Итак, совершенно очевидно, что миф о Пань-Гу свидетельствует о присутствии в древнекитайской мифологии системы единства микро- и макрокосма через антропоморфизацию вселенского устройства. С другой стороны, обряд расчленения указывает на выведение многообразия Космоса из единства и однородности. Признаки нерасчлененности - сросшиеся зубы, ноги - характерны для ряда мифических первопредков. И, как уже говорилось выше, Хунь-тунь являл собой бесформенную, качественно неразделенную массу. Очевидно, образ Пань-Гу существует на стыке проблемы расчленения Хаоса в Космос и качественного расчленения Вселенной в своей сущности.

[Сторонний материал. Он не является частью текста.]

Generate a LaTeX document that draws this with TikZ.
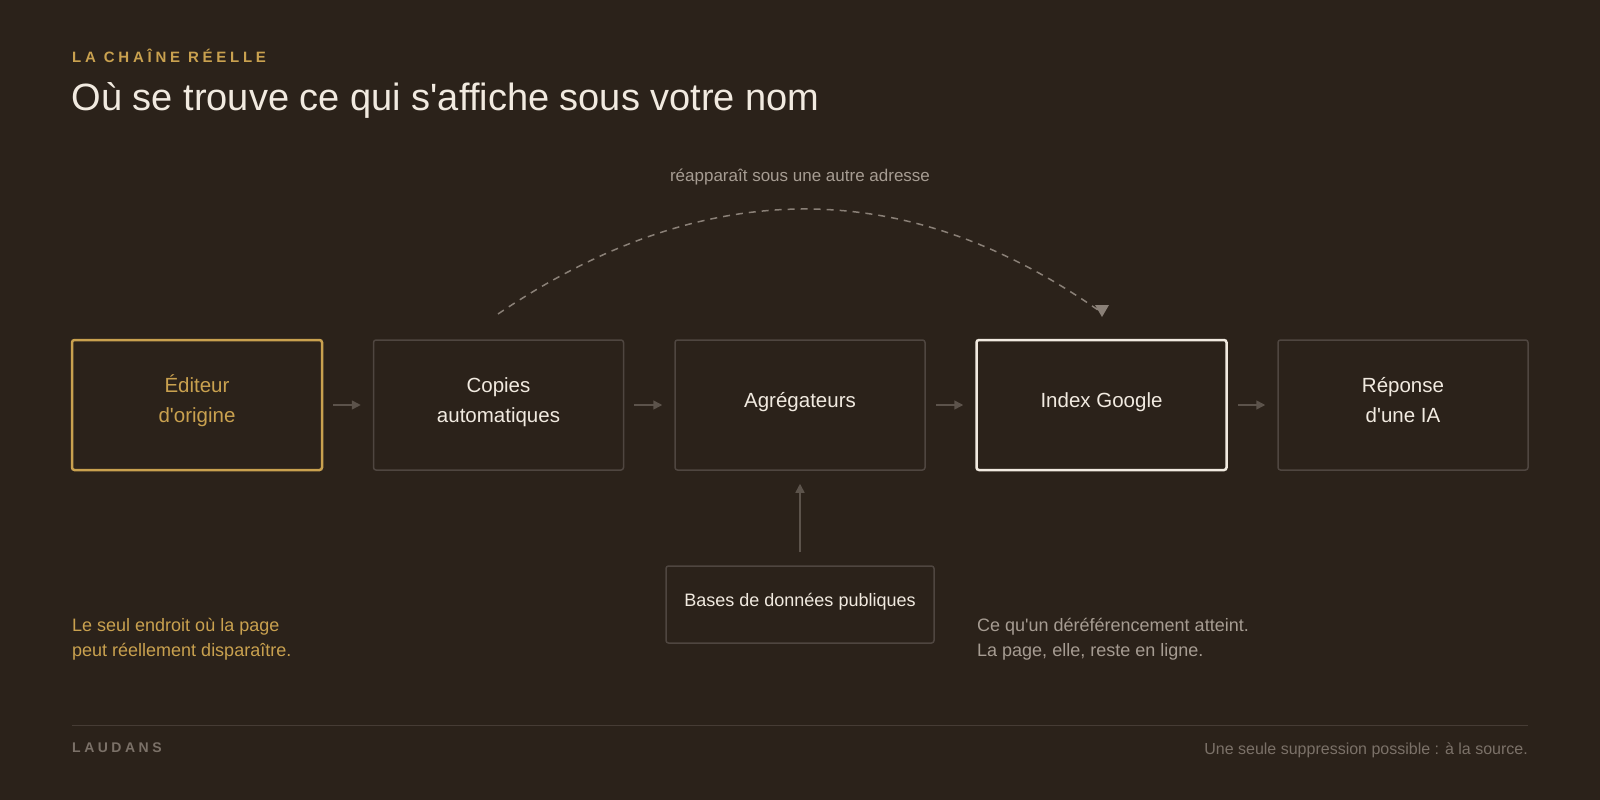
\documentclass[tikz,border=0pt]{standalone}
\usepackage{fontspec}
\setmainfont{Liberation Sans}[Ligatures=TeXOff]
\newfontfamily\kickerfont{Liberation Sans}[Ligatures=TeXOff,LetterSpace=25]
\newfontfamily\brandfont{Liberation Sans}[Ligatures=TeXOff,LetterSpace=25]
\usetikzlibrary{arrows.meta,calc}
\definecolor{bg}{HTML}{2B221A}
\definecolor{gold}{HTML}{C9A14F}
\definecolor{cream}{HTML}{F1EAE0}
\definecolor{boxgray}{HTML}{4F4640}
\definecolor{arrowgray}{HTML}{5C534B}
\definecolor{dashgray}{HTML}{8A8077}
\definecolor{annot}{HTML}{A69C92}
\definecolor{foottext}{HTML}{7B7168}
\definecolor{footline}{HTML}{463C35}
\begin{document}
\begin{tikzpicture}[x=1pt,y=-1pt,
  stage/.style={draw=boxgray, line width=1.5pt, rounded corners=2.5pt,
    minimum width=250pt, minimum height=130pt, inner sep=0pt},
  lbl/.style={anchor=base, inner sep=0pt, text=cream,
    font=\fontsize{20.5}{24}\selectfont},
  note/.style={anchor=base west, inner sep=0pt,
    font=\fontsize{18}{22}\selectfont},
  flow/.style={draw=arrowgray, line width=1.5pt,
    -{Triangle[length=9pt,width=9pt]}},
  loopback/.style={draw=dashgray, line width=1.5pt, dash pattern=on 7pt off 6pt}
]
\useasboundingbox[fill=bg] (0,0) rectangle (1600,800);

% header
\node[anchor=base west, inner sep=0pt, text=gold,
  font=\kickerfont\bfseries\fontsize{15}{18}\selectfont] (kicker) at (72,62.3) {LA CHAÎNE RÉELLE};
\node[anchor=base west, inner sep=0pt, text=cream,
  font=\fontsize{38}{44}\selectfont] (title) at (71.5,110) {Où se trouve ce qui s'affiche sous votre nom};

% stages
\node[stage, draw=gold, line width=2.5pt] (b1) at (197,405) {};
\node[stage] (b2) at (498.5,405) {};
\node[stage] (b3) at (800,405) {};
\node[stage, draw=cream, line width=2.5pt] (b4) at (1101.5,405) {};
\node[stage] (b5) at (1403,405) {};
\node[stage, minimum width=268pt, minimum height=77pt] (b6) at (800,604.5) {};

% stage texts
\node[lbl, text=gold] (t1a) at (197,392) {Éditeur};
\node[lbl, text=gold] (t1b) at (197,422) {d'origine};
\node[lbl] (t2a) at (498.5,392) {Copies};
\node[lbl] (t2b) at (498.5,422) {automatiques};
\node[lbl] (t3) at (800,407) {Agrégateurs};
\node[lbl] (t4) at (1101.5,407) {Index Google};
\node[lbl] (t5a) at (1403,392) {Réponse};
\node[lbl] (t5b) at (1403,422) {d'une IA};
\node[lbl, font=\fontsize{18}{22}\selectfont] (t6) at (800,606) {Bases de données publiques};

% flow arrows
\draw[flow, shorten <=10pt, shorten >=12pt] (b1) -- (b2);
\draw[flow, shorten <=10pt, shorten >=12pt] (b2) -- (b3);
\draw[flow, shorten <=10pt, shorten >=12pt] (b3) -- (b4);
\draw[flow, shorten <=10pt, shorten >=12pt] (b4) -- (b5);
\draw[flow, shorten <=13pt, shorten >=13pt] (b6) -- (b3);

% dashed loop-back arc
\coordinate (arcS) at (498,314);
\coordinate (arcE) at (1098,310);
\coordinate (arcT) at (1102,311);
\draw[loopback] (arcS) .. controls (703.3,175.3) and (903.3,174) .. (arcE);
\fill[dashgray] ($(arcT)+(-7,-6)$) -- ($(arcT)+(7,-6)$) -- ($(arcT)+(0,6)$) -- cycle;
\node[anchor=base, inner sep=0pt, text=annot,
  font=\fontsize{17}{20}\selectfont] (ann) at (800,181) {réapparaît sous une autre adresse};

% notes
\node[note, text=gold] (n1a) at (72,631.5) {Le seul endroit où la page};
\node[note, text=gold] (n1b) at (72,656.5) {peut réellement disparaître.};
\node[note, text=annot] (n2a) at (977,631.5) {Ce qu'un déréférencement atteint.};
\node[note, text=annot] (n2b) at (977,656.5) {La page, elle, reste en ligne.};

% footer
\coordinate (fl) at (72,725.5);
\coordinate (fr) at (1528,725.5);
\draw[footline, line width=1.5pt] (fl) -- (fr);
\node[anchor=base west, inner sep=0pt, text=foottext,
  font=\brandfont\bfseries\fontsize{14}{16}\selectfont] (brand) at (72,752.3) {LAUDANS};
\node[anchor=base east, inner sep=0pt, text=foottext,
  font=\fontsize{16}{19}\selectfont] (tag) at (1528,754) {Une seule suppression possible : à la source.};
\end{tikzpicture}
\end{document}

Демоническое противостояние разрушителя космического и социального равновесия - духа вод Гун-гуна и его отца - духа огня Чжу-жуна - выливается в поздней традиции в поединок многорукого и многоного Чи-ю с государем Хуан-ди. И если последний служит олицетворением порядка и гармонии, то образ Чи-ю, очевидно, несет в себе черты древних представлений о Хаосе. Здесь вновь стоит вспомнить о «тысячеглавом, тысячеглазом и тысяче-ногом» Пуруше. И наряду с космогоническим мифом на платформе Хаос-Космос зарождается противостояние двух мифологических героев - небесного Хуан-ди и хтонического Чи-ю. Данный архетипический элемент характерен для множества цивилизаций. В дальнейшем он приобретает характер аллегории межплеменной борьбы за власть. Иными словами, эвгемеризация вновь оказывает решающее воздействие на ход внутренней эволюции мифосисте-мы, что в определенной степени касается и первоисточника комплекса - мотива расчленения Хаоса в Космос путем противопоставления бесформенности первого естественной необходимости оформления пространства в небо и землю.

Как уже упоминалось выше, на древнекитайскую мифологию оказал существенное влияние тотемизм. В связи с этим следует в стадиальном плане признать более архаичным мифокомплекс о Нюй-ва.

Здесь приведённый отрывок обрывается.